Пушкин интересовался Западом, но не желал, чтобы Россия вслепую копировала Европу. У Великого князя был иной угол зрения на русско-европейские отношения: он ценил всё европейское в соответствии со степенью пригодности европейского опыта в русской жизни. И здесь всё шло впрок: изучение истории, культуры, обычаев, летописей, человеческих судеб и общечеловеческих страстей в разных национально-исторических проявлениях.
Константин Константинович, путешествуя по Европе, был достаточно критичен, но не упускал возможности и случая «взять» всё, что полезно России и соответствует ее духу.
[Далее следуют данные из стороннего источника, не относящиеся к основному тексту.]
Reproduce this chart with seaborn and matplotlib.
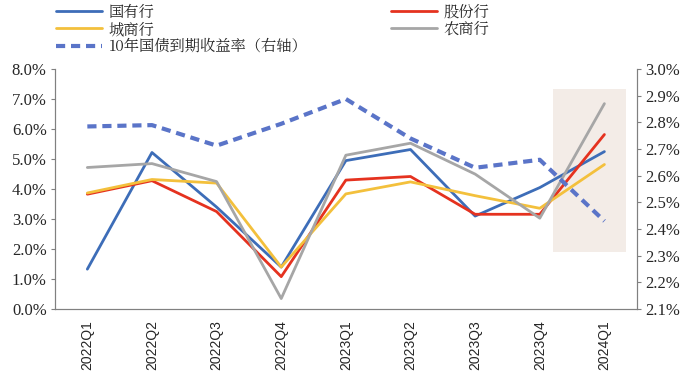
import matplotlib
matplotlib.use("Agg")
import matplotlib.pyplot as plt
import seaborn as sns
import pandas as pd
from matplotlib.patches import Rectangle
from matplotlib.ticker import FuncFormatter, FixedLocator

# data
quarters = ["2022Q1", "2022Q2", "2022Q3", "2022Q4", "2023Q1",
            "2023Q2", "2023Q3", "2023Q4", "2024Q1"]
guoyou = [1.33, 5.22, 3.40, 1.40, 4.95, 5.32, 3.10, 4.05, 5.25]
gufen = [3.83, 4.28, 3.25, 1.08, 4.30, 4.42, 3.16, 3.16, 5.82]
chengshang = [3.87, 4.32, 4.20, 1.40, 3.84, 4.24, 3.78, 3.36, 4.82]
nongshang = [4.72, 4.85, 4.25, 0.35, 5.13, 5.53, 4.50, 3.03, 6.85]
bond10y = [2.785, 2.79, 2.713, 2.795, 2.888, 2.74, 2.63, 2.66, 2.43]

names = ["国有行", "股份行", "城商行", "农商行"]
colors = ["#3D6DB8", "#E5321F", "#F3C03C", "#A6A6A6"]
dash_color = "#5A74C8"

sns.set_style("white")
plt.rcParams["font.family"] = ["Noto Serif CJK SC", "Noto Sans CJK SC", "DejaVu Sans"]

fig = plt.figure(figsize=(7, 3.82), dpi=100)
ax = fig.add_axes([0.0786, 0.191, 0.831, 0.628])
ax2 = ax.twinx()

# shaded highlight on latest quarter
ax.add_patch(Rectangle((7.21, 1.9), 1.13, 5.43, facecolor="#F3ECE7",
                       edgecolor="none", zorder=0))

series = [guoyou, gufen, chengshang, nongshang]
handles = []
for name, vals, c in zip(names, series, colors):
    df = pd.DataFrame({"q": quarters, "v": vals})
    sns.lineplot(data=df, x="q", y="v", ax=ax, color=c, linewidth=2.0,
                 sort=False, label=name, legend=False)
    handles.append(ax.lines[-1])

dfb = pd.DataFrame({"q": quarters, "v": bond10y})
sns.lineplot(data=dfb, x="q", y="v", ax=ax2, color=dash_color, linewidth=3.0,
             linestyle=(0, (2.2, 1.4)), sort=False, legend=False)
bond_line = ax2.lines[-1]
bond_line.set_label("10年国债到期收益率（右轴）")

ax.set_xlim(-0.5, 8.5)
ax.set_ylim(0, 8)
ax2.set_ylim(2.1, 3.0)
ax.set_yticks([i for i in range(9)])
ax2.set_yticks([2.1 + 0.1 * i for i in range(10)])
ax.yaxis.set_major_formatter(FuncFormatter(lambda v, p: f"{v:.1f}%"))
ax2.yaxis.set_major_formatter(FuncFormatter(lambda v, p: f"{v:.1f}%"))
ax.set_xlabel("")
ax.set_ylabel("")
ax2.set_xlabel("")
ax2.set_ylabel("")

ax.set_xticks(range(len(quarters)))
ax.set_xticklabels(quarters, rotation=90)
ax.xaxis.set_minor_locator(FixedLocator([i + 0.5 for i in range(8)]))
ax.tick_params(axis="x", which="major", length=0, pad=8, labelsize=10)
ax.tick_params(axis="x", which="minor", length=4, direction="in", color="#808080")
ax.tick_params(axis="y", length=3, direction="out", color="#808080", pad=3,
               labelsize=12)
ax2.tick_params(axis="y", length=3, direction="out", color="#808080", pad=3,
                labelsize=12)

for a in (ax, ax2):
    a.spines["top"].set_visible(False)
    for s in ("left", "right", "bottom"):
        a.spines[s].set_color("#808080")
        a.spines[s].set_linewidth(0.8)

leg_handles = [handles[0], handles[2], bond_line, handles[1], handles[3]]
fig.legend(handles=leg_handles, labels=[h.get_label() for h in leg_handles],
           ncol=2, loc="upper left", bbox_to_anchor=(0.06, 1.025),
           frameon=False, fontsize=11, handlelength=3.0, handletextpad=0.45,
           columnspacing=5.5, labelspacing=0.05)

# set tick label fonts after ticks exist
fig.canvas.draw()
for lab in ax.get_yticklabels() + ax2.get_yticklabels():
    lab.set_fontfamily("Liberation Serif")
for lab in ax.get_xticklabels():
    lab.set_fontfamily("Liberation Sans")

fig.savefig("out.png", dpi=100)
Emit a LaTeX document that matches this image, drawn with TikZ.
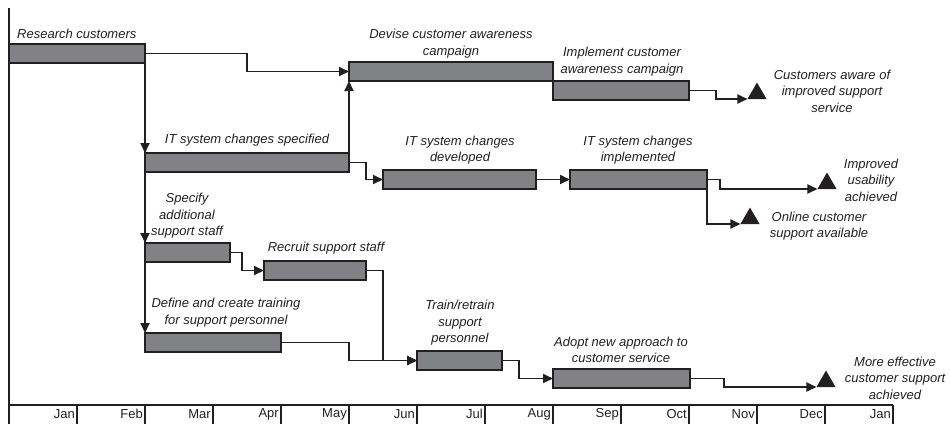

«Живя за границей вот уже третью неделю, – писал К. Р. 12 декабря 1899 года Леониду Николаевичу Майкову, крупному ученому-филологу, вице-президенту Академии наук, своему заместителю и другу, – я успеваю читать; но на деле: жизнь при маленьком немецком дворе меня очень тяготит своей мелочностью и отсутствием всего, возвышающего ум и сердце; художественных или вообще высшего строя стремлений никаких, а одни только пошловатые заботы повседневной серенькой жизни. В Веймаре, по праву носящем название новейших Афин, я проведу всю первую неделю поста и рассчитываю там встретить интересных людей… Будь моя воля, я полетел бы в Россию».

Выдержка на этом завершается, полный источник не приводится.